The Museum doubled the size of its collection under Wiggers’ directorship, including numerous significant gifts from local collectors as well as supporters from outside the region. She recently oversaw the redesign of the Gallery Store in collaboration with students from the MFA in Applied Craft and Design. "I was first hired in 2004 to create a vision for a new kind of museum to address craft,” says Wiggers. “The partnership with PNCA has supported this work and ensures that one of the nation's oldest institutions dedicated to craft has a renewed life as part of an urban college campus, while continuing to honor craft's legacy.
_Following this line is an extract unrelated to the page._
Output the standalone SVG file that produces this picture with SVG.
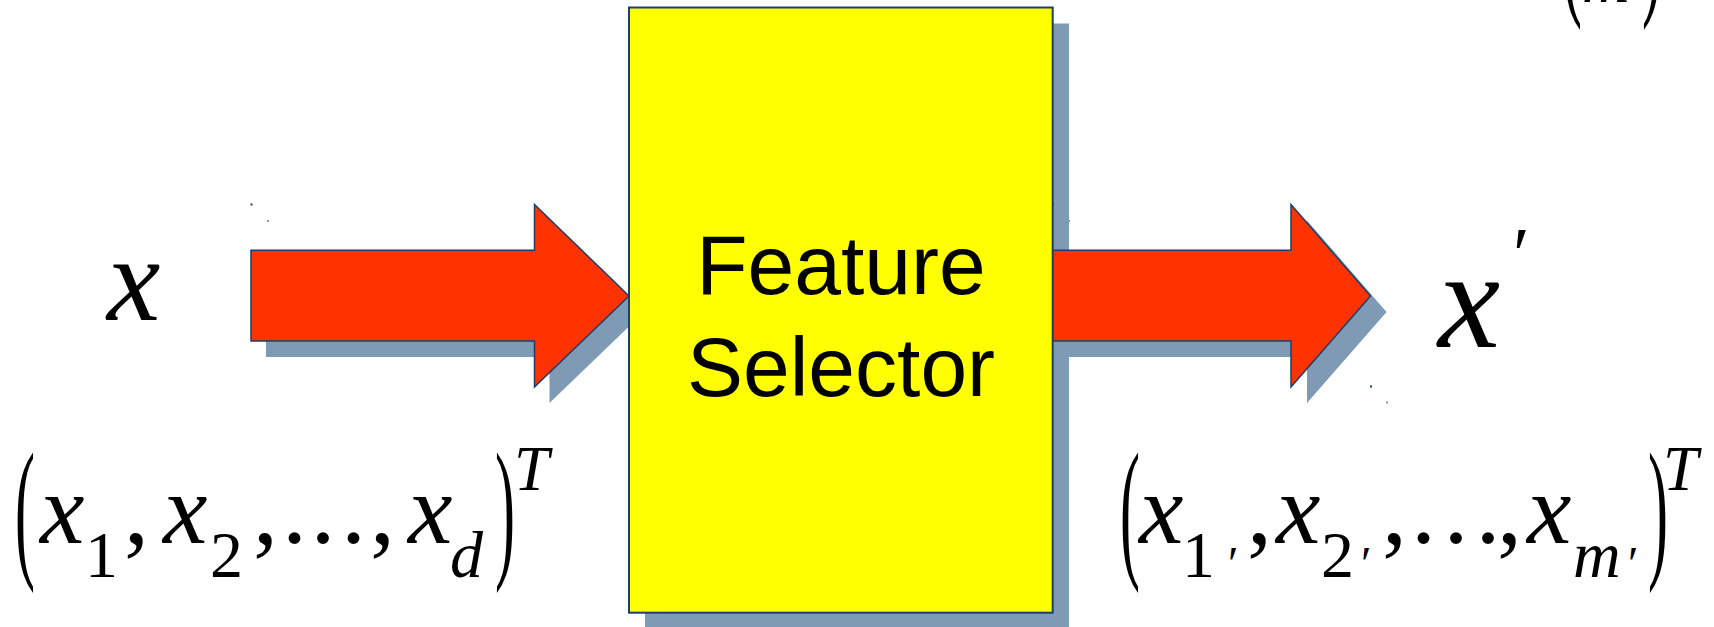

As the College transitions to the park blocks in 2015, the Museum is now fully poised to support student life, curriculum, and a newly integrated role in this next phase of a 78 year-long history."

Wiggers will continue to work with the College and the Museum in new roles as she pursues independent curating, consulting, and teaching opportunities and develops Critical Craft Forum, an online forum for the craft community she co-founded in 2008. “Namita has been key in driving the Museum of Contemporary Craft to engage in significant national conversations around craft while honoring the institution’s regional legacy,” says Tom Manley, president of PNCA. “Her impact on the institution and the field will be felt well into the future, and we look forward to this new phase of our relationship with her.”

ABOUT MUSEUM OF CONTEMPORARY CRAFT
Committed to the advancement of craft since 1937, the Museum of Contemporary Craft in partnership with Pacific Northwest College of Art is one of Oregon’s oldest cultural institutions. Centrally located in Portland’s Pearl District, the Museum is nationally acclaimed for its curatorial program and is a vibrant center for investigation and dialogue, expanding the definition of craft and the way audiences experience it.

ABOUT PACIFIC NORTHWEST COLLEGE OF ART
As Oregon’s flagship college of art and design since 1909, Pacific Northwest College of Art has influenced the state’s visual arts landscape for more than a century. In the last seven years, PNCA has doubled both the student body and full-time faculty, quadrupled its endowment, and added innovative undergraduate and graduate programs. PNCA is now embarking on its boldest venture yet by establishing the Arlene and Harold Schnitzer Center for Art and Design to anchor a new campus home on Portland’s North Park Blocks. The capital campaign Creativity Works Here was launched in June 2012 with a lead gift of $5 million from The Harold & Arlene Schnitzer CARE Foundation. PNCA’s new home will be a hub for creativity and entrepreneurship, reflecting the influential role of art and design in the 21st-century economy.